Jolyon Mitchell, Ph.D. is Scientific Director at Trudell Medical International, London, Canada. He is involved in several industry-wide organizations involved with inhaled medical aerosol delivery, in particular the European Pharmaceutical Aerosol Group (EPAG) as well as serving as a Scientific Adviser to IPAC-RS. He played major parts in the development of an international standard (ISO 20072:2009) covering the design verification of portable inhalers, as well as a Canadian Standard for Spacers and Holding Chambers (CAN/CSA Z264.1-02:2002). He is currently a Canadian delegate to ISO/TC121/SC2, involved with the ongoing development of a standard specifically for nebulizing systems (ISO 27427). In 2010, he was recently appointed to the Expert Committee: General Chapters – Dosage Forms of the United States Phamacopeial Convention for the 2010-2015 term, where he serves as vice chair of the Aerosols dosage form sub-committee.
His background is in physical chemistry. He is a Fellow of the UK Royal Society of Chemistry, a Chartered Scientist, a founder member of the UK-Irish Aerosol Society and a member of the Gesellschaft für Aerosolforschung, American Association for Aerosol Research, American Association of Pharmaceutical Scientists and the International Society for Aerosols in Medicine. He is on the Editorial Advisory Board of Journal of Aerosol Medicine. He is also an adjunct professor at the University of Western Ontario.

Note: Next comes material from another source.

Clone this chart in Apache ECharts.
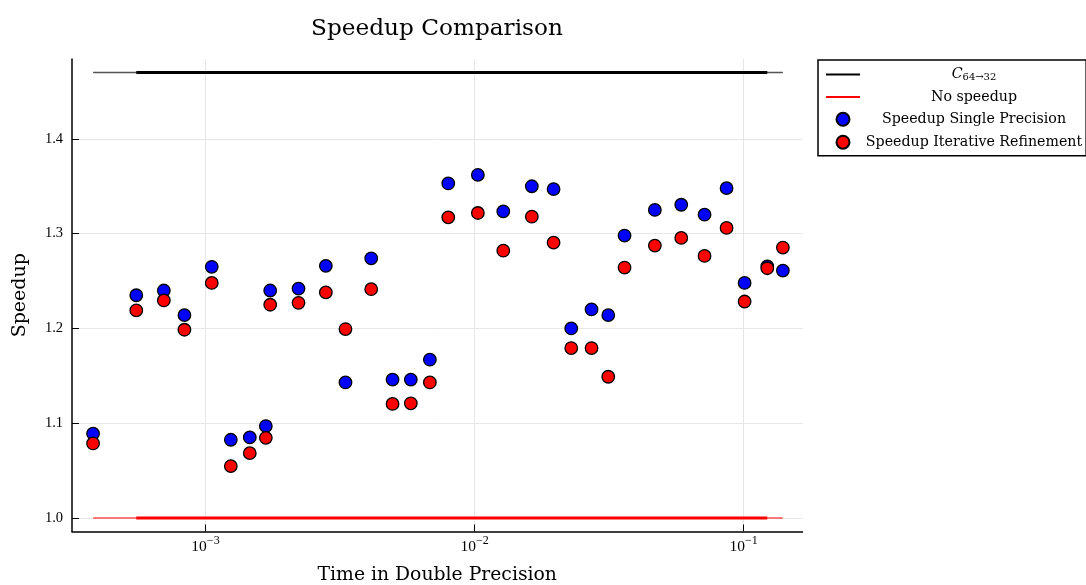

Svetlana Lyapustina, Ph.D. is a Senior Science Advisor in the Pharmaceutical Practice Group of the Washington, D.C. office of Drinker Biddle & Reath LLP. As a member of that multi-disciplinary team, Dr. Lyapustina has served as Science Advisor and Secretariat for several industry consortia, including the International Pharmaceutical Aerosol Consortium on Regulation and Science (IPAC-RS), the International Consortium for Innovation and Quality in Pharmaceutical Development (IQ), an International Pharmaceutical Supply Chain Consortium Rx-360, Alliance for Biosecurity, Nanomedicines Alliance, and Allotrope Foundation. She was an active member of the Product Quality Research Institute (PQRI), of a Project Team of the United States Pharmacopeia, and a US National Expert in the International Organization for Standardization (ISO). Dr. Lyapustina counsels clients on a wide range of topics related to drug and device product development, pharmaceutical manufacturing, regulatory compliance, quality control, bioequivalence requirements, intellectual property and other issues. Her educational background is in physical chemistry and biophysics. She has authored or co-authored numerous articles on regulatory and scientific topics in drug product development from the US, European and international perspectives, as well as articles and presentations about the process and value of cross-industry collaborations.